Chairman of the Housing and Development Board
- In office 1 August 1983 – 1 October 1998
- Preceded by: Michael Fam
- Succeeded by: Ngiam Tong Dow

Personal details
- Born: 24 March 1928 Guangzhou, China
- Died: 23 August 2018 (aged 90) San Diego, California
- Spouse: June Tong (m. 1967)
- Children: 2
- Alma mater: Harvard Business School (MBA) University of Dubuque (BSc)

Chinese name
- Traditional Chinese: 歐陽壎
- Simplified Chinese: 欧阳壎

Standard Mandarin
- Hanyu Pinyin: Ōuyáng Xūn
- IPA: [óʊ.jǎŋ.ɕwə́n]

= Hsuan Owyang =

Singaporean stockbroker (1928–2018)

Hsuan Owyang (24 March 1928 – 23 August 2018) was a Singaporean stockbroker and former chairman of the Housing and Development Board from 1983 to 1998.

== Early life and education ==
On 24 March 1928, Hsuan Owyang was born in Guangzhou, China. His father, Chi Owyang, worked as a banker for the Industrial and Commercial Bank in Wuhan, before being promoted to assistant general manager of its branch in Guangzhou. Owyang was the eldest son, and he had five brothers and a sister.

Owyang received his secondary education in Chongqing, China.

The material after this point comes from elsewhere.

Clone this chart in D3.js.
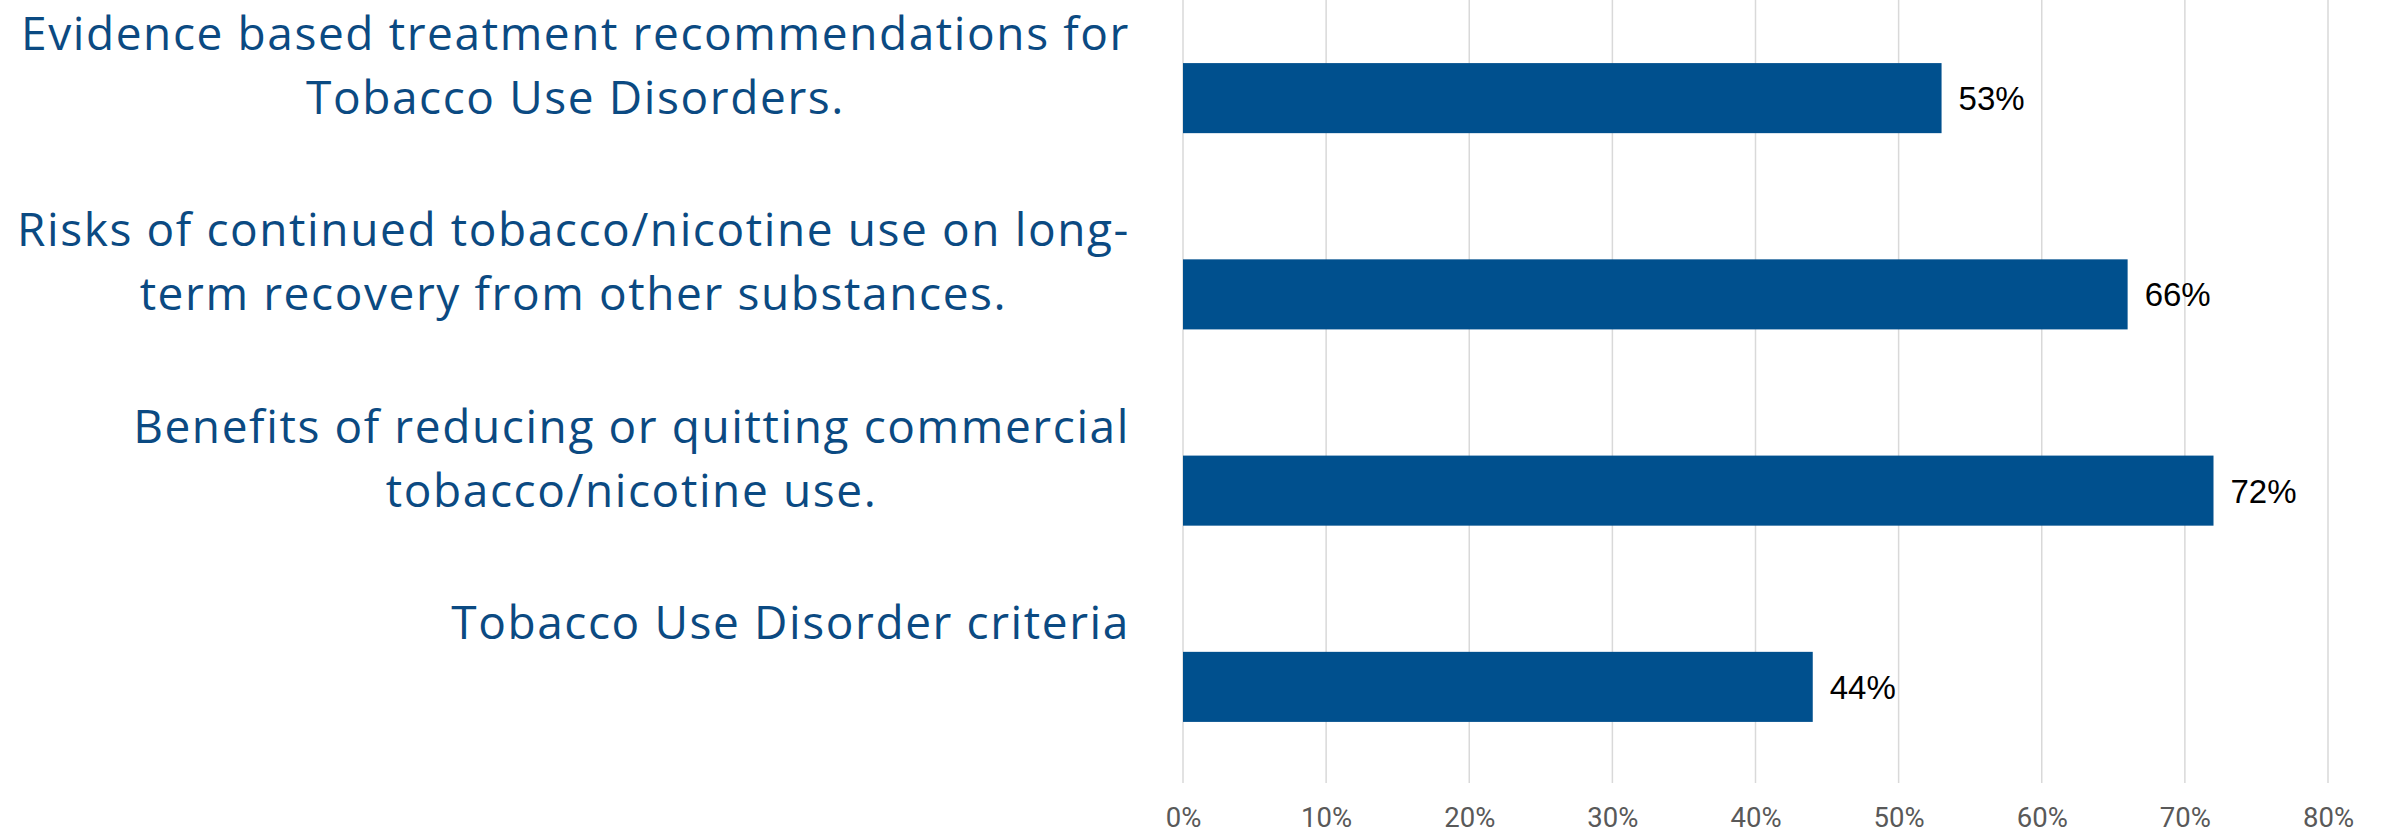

In 1946, Owyang started his undergraduate studies at Lingnan University. From 1947 to 1948, he studied at the St. John's University, Shanghai. In 1949, Owyang moved to the United States and enrolled in the University of Dubuque. In 1950, Owyang graduated with a Bachelor of Science in business administration. Later, he enrolled in Harvard Business School and graduated in 1952 with a Master of Business Administration.

== Career ==
In 1952, Owyang joined Thomson & McKinnon, an investment and brokerage company in New York City, as an investment counsellor. He remained at the company for 12 years. In December 1964, upon returning to Singapore, Owyang joined the Overseas Union Bank (OUB) as an assistant to the general manager. Owyang was promoted to general manager and concurrently served as a director of the bank.

During a seminar titled "Changing Trends in the Management of Banks" held in 1977, Owyang said that internationalisation of banking activities will continue to intensify, and computerisation will make significant contribution to banks.

In September 1982, Owyang was one of the six founding directors for the bank's wholly owned subsidiary in Toronto, Canada. (Note: Namely, Lien Ying Chow, Lee Hee Seng, Loo Heng Sun, Koh Choon Liat, and Low Beng Bak.) In October 1982, to manage the international operations of OUB, he was appointed to be director of its international division.

On 1 February 1983, Owyang resigned from OUB to join the Post Office Savings Bank (POSB) its deputy chairman and chief executive officer. On 1 August 1983, Owyang took over Michael Fam as chairman of the Housing and Development Board (HDB), after the latter became chairman at the newly formed Mass Rapid Transit Corporation.

In April 1985, Owyang was appointed as deputy chairman of the Network for Electronic Transfers, serving alongside chairman Allan Ng. Owyang was promoted to chairman in April 1986. In February 1988, at the end of the a five-year contract, Owyang left POSB. In September 1989, Owyang was appointed as chairman of the Institute of Policy Studies (IPS), succeeding Yong Pung How.

In February 1995, Owyang, alongside Herman Hochstadt and Tang I-Fang, was appointed as a pro-chancellor for the Nanyang Technological University. On 1 October 1998, Owyang relinquished his chairmanship of HDB to Ngiam Tong Dow. On 18 April 2000, Owyang took over Han Cheng Fong as chairman of DBS Land.

After 15 years at IPS, Owyang stepped down as chairman in July 2004, and he was succeeded by Tommy Koh.

== Personal life ==
On 31 May 1967, Owyang married June Tong and they held their wedding in the auditorium of the Singapore Chinese Chamber of Commerce. They had a daughter and a son.

Upon retirement in 2008, he moved to San Diego, California, to be closer to his family. Owyang died on 23 August 2018.

== Bibliography ==

- Owyang, Hsuan (1996). "The Barefoot Boy from Songwad: The Life of Chi Owyang"
- Owyang, Hsuan (1998). "From Wall Street to Bukit Merah: Strategies of a Corporate Leader"

== Awards and decorations ==

- Meritorious Service Medal, in 1993.